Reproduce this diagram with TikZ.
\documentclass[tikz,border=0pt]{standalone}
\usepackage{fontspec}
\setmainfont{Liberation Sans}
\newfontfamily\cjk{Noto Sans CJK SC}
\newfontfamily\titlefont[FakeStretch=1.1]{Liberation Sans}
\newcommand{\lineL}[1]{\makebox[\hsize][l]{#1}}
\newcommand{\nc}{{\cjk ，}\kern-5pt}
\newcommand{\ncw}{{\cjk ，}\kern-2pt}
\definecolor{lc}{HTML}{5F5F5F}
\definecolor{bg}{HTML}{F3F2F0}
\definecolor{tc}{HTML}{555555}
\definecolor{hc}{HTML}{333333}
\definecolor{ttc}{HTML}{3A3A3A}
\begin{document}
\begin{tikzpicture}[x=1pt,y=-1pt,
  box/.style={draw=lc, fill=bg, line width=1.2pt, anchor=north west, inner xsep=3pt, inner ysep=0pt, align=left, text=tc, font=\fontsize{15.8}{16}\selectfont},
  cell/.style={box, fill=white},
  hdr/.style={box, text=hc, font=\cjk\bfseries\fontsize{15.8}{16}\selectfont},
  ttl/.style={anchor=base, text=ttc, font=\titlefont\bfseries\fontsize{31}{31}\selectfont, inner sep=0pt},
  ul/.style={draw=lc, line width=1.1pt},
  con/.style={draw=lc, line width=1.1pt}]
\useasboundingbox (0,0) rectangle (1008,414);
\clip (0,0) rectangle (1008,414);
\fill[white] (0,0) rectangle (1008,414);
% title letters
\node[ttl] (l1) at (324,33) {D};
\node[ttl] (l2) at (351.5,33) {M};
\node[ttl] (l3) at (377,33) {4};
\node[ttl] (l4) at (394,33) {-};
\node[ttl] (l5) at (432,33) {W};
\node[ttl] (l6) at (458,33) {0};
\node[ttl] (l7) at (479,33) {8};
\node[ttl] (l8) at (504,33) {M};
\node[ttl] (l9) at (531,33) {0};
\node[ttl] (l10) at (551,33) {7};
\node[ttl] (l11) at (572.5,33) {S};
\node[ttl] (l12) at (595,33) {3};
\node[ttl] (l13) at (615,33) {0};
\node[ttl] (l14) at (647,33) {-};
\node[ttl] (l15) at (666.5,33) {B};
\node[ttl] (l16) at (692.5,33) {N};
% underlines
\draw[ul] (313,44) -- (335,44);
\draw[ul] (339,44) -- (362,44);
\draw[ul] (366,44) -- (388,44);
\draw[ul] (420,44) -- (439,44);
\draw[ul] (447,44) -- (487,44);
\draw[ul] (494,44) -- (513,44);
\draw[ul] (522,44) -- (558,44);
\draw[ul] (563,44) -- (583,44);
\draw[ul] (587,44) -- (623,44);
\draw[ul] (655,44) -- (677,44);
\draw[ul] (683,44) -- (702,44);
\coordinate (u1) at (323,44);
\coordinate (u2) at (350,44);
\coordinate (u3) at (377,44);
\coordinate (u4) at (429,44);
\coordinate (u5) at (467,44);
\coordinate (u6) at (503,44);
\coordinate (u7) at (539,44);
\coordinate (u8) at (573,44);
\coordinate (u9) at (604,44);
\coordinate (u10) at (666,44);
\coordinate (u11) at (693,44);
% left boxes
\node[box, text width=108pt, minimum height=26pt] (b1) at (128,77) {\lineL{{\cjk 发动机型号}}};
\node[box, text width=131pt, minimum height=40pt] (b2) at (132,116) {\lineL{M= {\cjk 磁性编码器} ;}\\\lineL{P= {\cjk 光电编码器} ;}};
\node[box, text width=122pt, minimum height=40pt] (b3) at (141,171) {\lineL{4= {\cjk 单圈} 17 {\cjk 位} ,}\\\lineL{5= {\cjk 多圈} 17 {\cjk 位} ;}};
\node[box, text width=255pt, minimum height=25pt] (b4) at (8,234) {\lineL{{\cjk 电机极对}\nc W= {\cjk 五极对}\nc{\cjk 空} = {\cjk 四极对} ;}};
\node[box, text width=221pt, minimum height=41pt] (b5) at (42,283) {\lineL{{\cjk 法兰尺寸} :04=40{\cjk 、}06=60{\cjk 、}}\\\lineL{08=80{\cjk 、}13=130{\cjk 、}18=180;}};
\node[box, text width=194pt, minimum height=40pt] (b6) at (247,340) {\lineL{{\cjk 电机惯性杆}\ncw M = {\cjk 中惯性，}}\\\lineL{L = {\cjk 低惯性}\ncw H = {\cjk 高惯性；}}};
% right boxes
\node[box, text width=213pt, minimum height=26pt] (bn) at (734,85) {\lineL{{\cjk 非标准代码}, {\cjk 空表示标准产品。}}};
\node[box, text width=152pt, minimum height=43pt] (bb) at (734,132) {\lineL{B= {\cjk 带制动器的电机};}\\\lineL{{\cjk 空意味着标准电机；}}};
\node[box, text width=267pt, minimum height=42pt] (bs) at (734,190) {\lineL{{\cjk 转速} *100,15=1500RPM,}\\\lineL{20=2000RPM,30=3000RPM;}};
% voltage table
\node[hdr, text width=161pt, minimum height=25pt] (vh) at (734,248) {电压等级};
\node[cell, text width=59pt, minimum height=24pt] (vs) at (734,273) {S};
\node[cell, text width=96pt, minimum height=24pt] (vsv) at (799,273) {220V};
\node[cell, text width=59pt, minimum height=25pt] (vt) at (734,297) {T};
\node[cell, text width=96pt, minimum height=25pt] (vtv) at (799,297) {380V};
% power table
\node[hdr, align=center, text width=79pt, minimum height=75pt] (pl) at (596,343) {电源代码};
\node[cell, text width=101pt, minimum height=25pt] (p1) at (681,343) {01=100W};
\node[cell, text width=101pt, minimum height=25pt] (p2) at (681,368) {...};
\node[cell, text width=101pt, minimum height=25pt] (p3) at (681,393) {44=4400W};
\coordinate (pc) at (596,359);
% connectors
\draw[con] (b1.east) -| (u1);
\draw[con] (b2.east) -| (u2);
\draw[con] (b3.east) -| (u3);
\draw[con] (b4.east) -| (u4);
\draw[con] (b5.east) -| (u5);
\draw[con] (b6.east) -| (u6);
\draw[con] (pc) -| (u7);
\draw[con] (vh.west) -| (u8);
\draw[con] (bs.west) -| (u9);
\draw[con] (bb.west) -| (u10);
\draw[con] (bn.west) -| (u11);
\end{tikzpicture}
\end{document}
-----
◆ Exercise description
Type out the material again exactly as presented.

◆ Result
Reproduce this diagram with TikZ.
\documentclass[tikz,border=0pt]{standalone}
\usepackage{fontspec}
\setmainfont{Liberation Sans}
\newfontfamily\cjk{Noto Sans CJK SC}
\newfontfamily\titlefont[FakeStretch=1.1]{Liberation Sans}
\newcommand{\lineL}[1]{\makebox[\hsize][l]{#1}}
\newcommand{\nc}{{\cjk ，}\kern-5pt}
\newcommand{\ncw}{{\cjk ，}\kern-2pt}
\definecolor{lc}{HTML}{5F5F5F}
\definecolor{bg}{HTML}{F3F2F0}
\definecolor{tc}{HTML}{555555}
\definecolor{hc}{HTML}{333333}
\definecolor{ttc}{HTML}{3A3A3A}
\begin{document}
\begin{tikzpicture}[x=1pt,y=-1pt,
  box/.style={draw=lc, fill=bg, line width=1.2pt, anchor=north west, inner xsep=3pt, inner ysep=0pt, align=left, text=tc, font=\fontsize{15.8}{16}\selectfont},
  cell/.style={box, fill=white},
  hdr/.style={box, text=hc, font=\cjk\bfseries\fontsize{15.8}{16}\selectfont},
  ttl/.style={anchor=base, text=ttc, font=\titlefont\bfseries\fontsize{31}{31}\selectfont, inner sep=0pt},
  ul/.style={draw=lc, line width=1.1pt},
  con/.style={draw=lc, line width=1.1pt}]
\useasboundingbox (0,0) rectangle (1008,414);
\clip (0,0) rectangle (1008,414);
\fill[white] (0,0) rectangle (1008,414);
% title letters
\node[ttl] (l1) at (324,33) {D};
\node[ttl] (l2) at (351.5,33) {M};
\node[ttl] (l3) at (377,33) {4};
\node[ttl] (l4) at (394,33) {-};
\node[ttl] (l5) at (432,33) {W};
\node[ttl] (l6) at (458,33) {0};
\node[ttl] (l7) at (479,33) {8};
\node[ttl] (l8) at (504,33) {M};
\node[ttl] (l9) at (531,33) {0};
\node[ttl] (l10) at (551,33) {7};
\node[ttl] (l11) at (572.5,33) {S};
\node[ttl] (l12) at (595,33) {3};
\node[ttl] (l13) at (615,33) {0};
\node[ttl] (l14) at (647,33) {-};
\node[ttl] (l15) at (666.5,33) {B};
\node[ttl] (l16) at (692.5,33) {N};
% underlines
\draw[ul] (313,44) -- (335,44);
\draw[ul] (339,44) -- (362,44);
\draw[ul] (366,44) -- (388,44);
\draw[ul] (420,44) -- (439,44);
\draw[ul] (447,44) -- (487,44);
\draw[ul] (494,44) -- (513,44);
\draw[ul] (522,44) -- (558,44);
\draw[ul] (563,44) -- (583,44);
\draw[ul] (587,44) -- (623,44);
\draw[ul] (655,44) -- (677,44);
\draw[ul] (683,44) -- (702,44);
\coordinate (u1) at (323,44);
\coordinate (u2) at (350,44);
\coordinate (u3) at (377,44);
\coordinate (u4) at (429,44);
\coordinate (u5) at (467,44);
\coordinate (u6) at (503,44);
\coordinate (u7) at (539,44);
\coordinate (u8) at (573,44);
\coordinate (u9) at (604,44);
\coordinate (u10) at (666,44);
\coordinate (u11) at (693,44);
% left boxes
\node[box, text width=108pt, minimum height=26pt] (b1) at (128,77) {\lineL{{\cjk 发动机型号}}};
\node[box, text width=131pt, minimum height=40pt] (b2) at (132,116) {\lineL{M= {\cjk 磁性编码器} ;}\\\lineL{P= {\cjk 光电编码器} ;}};
\node[box, text width=122pt, minimum height=40pt] (b3) at (141,171) {\lineL{4= {\cjk 单圈} 17 {\cjk 位} ,}\\\lineL{5= {\cjk 多圈} 17 {\cjk 位} ;}};
\node[box, text width=255pt, minimum height=25pt] (b4) at (8,234) {\lineL{{\cjk 电机极对}\nc W= {\cjk 五极对}\nc{\cjk 空} = {\cjk 四极对} ;}};
\node[box, text width=221pt, minimum height=41pt] (b5) at (42,283) {\lineL{{\cjk 法兰尺寸} :04=40{\cjk 、}06=60{\cjk 、}}\\\lineL{08=80{\cjk 、}13=130{\cjk 、}18=180;}};
\node[box, text width=194pt, minimum height=40pt] (b6) at (247,340) {\lineL{{\cjk 电机惯性杆}\ncw M = {\cjk 中惯性，}}\\\lineL{L = {\cjk 低惯性}\ncw H = {\cjk 高惯性；}}};
% right boxes
\node[box, text width=213pt, minimum height=26pt] (bn) at (734,85) {\lineL{{\cjk 非标准代码}, {\cjk 空表示标准产品。}}};
\node[box, text width=152pt, minimum height=43pt] (bb) at (734,132) {\lineL{B= {\cjk 带制动器的电机};}\\\lineL{{\cjk 空意味着标准电机；}}};
\node[box, text width=267pt, minimum height=42pt] (bs) at (734,190) {\lineL{{\cjk 转速} *100,15=1500RPM,}\\\lineL{20=2000RPM,30=3000RPM;}};
% voltage table
\node[hdr, text width=161pt, minimum height=25pt] (vh) at (734,248) {电压等级};
\node[cell, text width=59pt, minimum height=24pt] (vs) at (734,273) {S};
\node[cell, text width=96pt, minimum height=24pt] (vsv) at (799,273) {220V};
\node[cell, text width=59pt, minimum height=25pt] (vt) at (734,297) {T};
\node[cell, text width=96pt, minimum height=25pt] (vtv) at (799,297) {380V};
% power table
\node[hdr, align=center, text width=79pt, minimum height=75pt] (pl) at (596,343) {电源代码};
\node[cell, text width=101pt, minimum height=25pt] (p1) at (681,343) {01=100W};
\node[cell, text width=101pt, minimum height=25pt] (p2) at (681,368) {...};
\node[cell, text width=101pt, minimum height=25pt] (p3) at (681,393) {44=4400W};
\coordinate (pc) at (596,359);
% connectors
\draw[con] (b1.east) -| (u1);
\draw[con] (b2.east) -| (u2);
\draw[con] (b3.east) -| (u3);
\draw[con] (b4.east) -| (u4);
\draw[con] (b5.east) -| (u5);
\draw[con] (b6.east) -| (u6);
\draw[con] (pc) -| (u7);
\draw[con] (vh.west) -| (u8);
\draw[con] (bs.west) -| (u9);
\draw[con] (bb.west) -| (u10);
\draw[con] (bn.west) -| (u11);
\end{tikzpicture}
\end{document}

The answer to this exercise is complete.